▶ **Exercise materials**
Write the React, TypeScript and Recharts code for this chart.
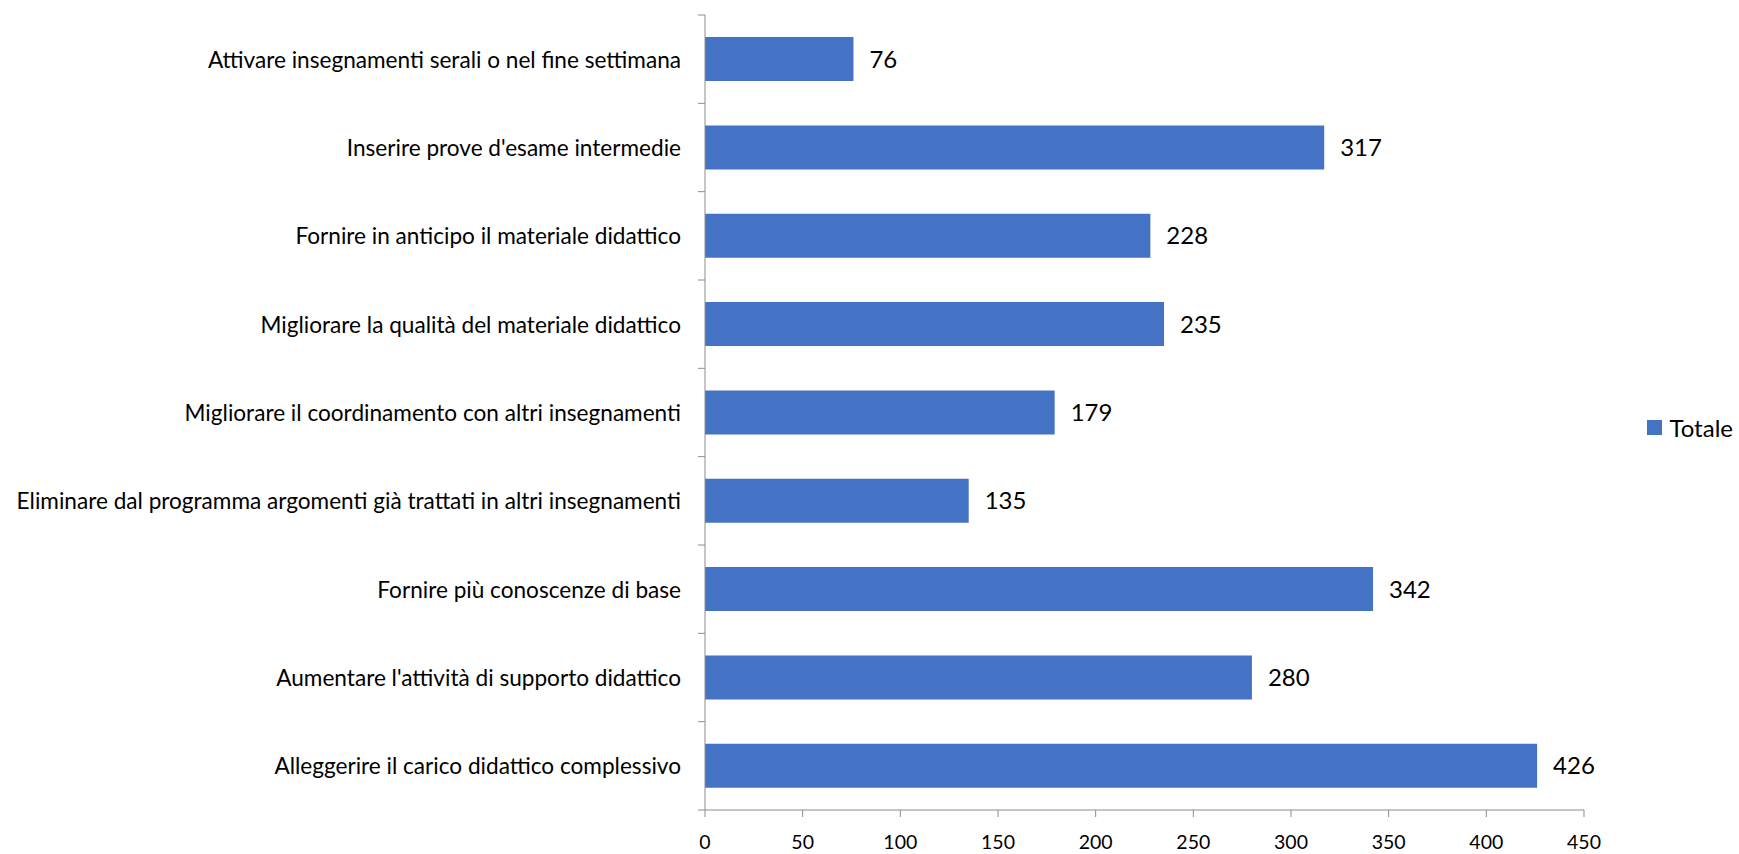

==

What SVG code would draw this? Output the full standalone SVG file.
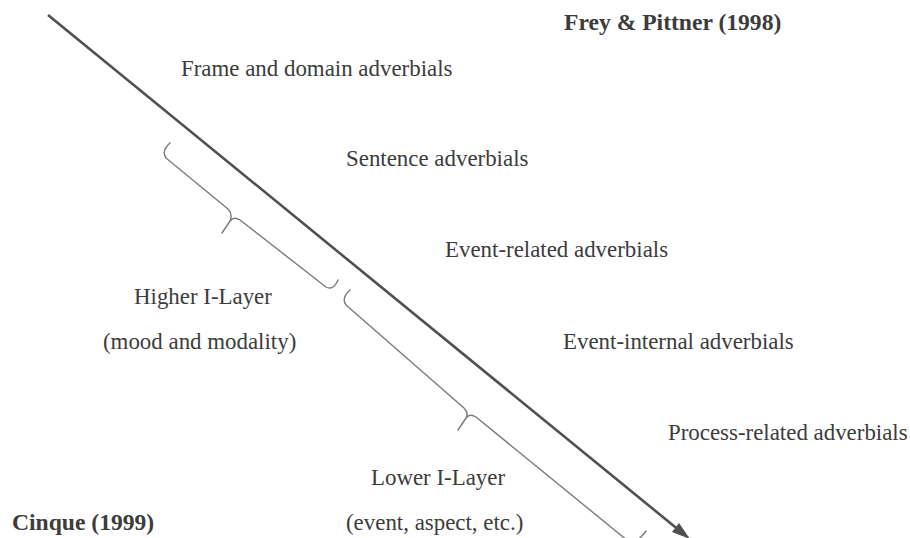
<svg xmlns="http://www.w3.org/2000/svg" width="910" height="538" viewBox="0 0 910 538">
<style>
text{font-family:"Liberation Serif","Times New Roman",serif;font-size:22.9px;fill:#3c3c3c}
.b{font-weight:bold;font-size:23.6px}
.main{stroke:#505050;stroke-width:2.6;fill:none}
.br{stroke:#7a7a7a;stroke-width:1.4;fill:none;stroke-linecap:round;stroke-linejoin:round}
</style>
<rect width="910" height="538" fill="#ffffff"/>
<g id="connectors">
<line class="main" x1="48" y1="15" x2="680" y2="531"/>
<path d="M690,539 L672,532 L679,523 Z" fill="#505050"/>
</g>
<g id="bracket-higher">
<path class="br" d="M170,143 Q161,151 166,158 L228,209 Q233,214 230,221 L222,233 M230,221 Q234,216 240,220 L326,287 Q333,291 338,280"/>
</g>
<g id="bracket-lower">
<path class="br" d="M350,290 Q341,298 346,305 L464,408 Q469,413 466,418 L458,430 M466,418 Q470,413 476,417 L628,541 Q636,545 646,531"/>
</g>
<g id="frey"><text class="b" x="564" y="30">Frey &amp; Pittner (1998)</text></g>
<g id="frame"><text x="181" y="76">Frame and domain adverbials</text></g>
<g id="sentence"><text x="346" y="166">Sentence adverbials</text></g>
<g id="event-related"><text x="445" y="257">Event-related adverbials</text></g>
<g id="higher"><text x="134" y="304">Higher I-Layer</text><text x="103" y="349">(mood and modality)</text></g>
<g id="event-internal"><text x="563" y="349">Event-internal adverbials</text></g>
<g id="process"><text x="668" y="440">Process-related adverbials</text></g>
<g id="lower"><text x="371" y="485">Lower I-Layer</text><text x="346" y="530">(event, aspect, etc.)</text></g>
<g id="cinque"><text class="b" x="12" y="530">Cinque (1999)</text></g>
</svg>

▶ **Prompt**
How many of the lines above include the word "code"? Respond with the number alone.

▶ **Full answer**
2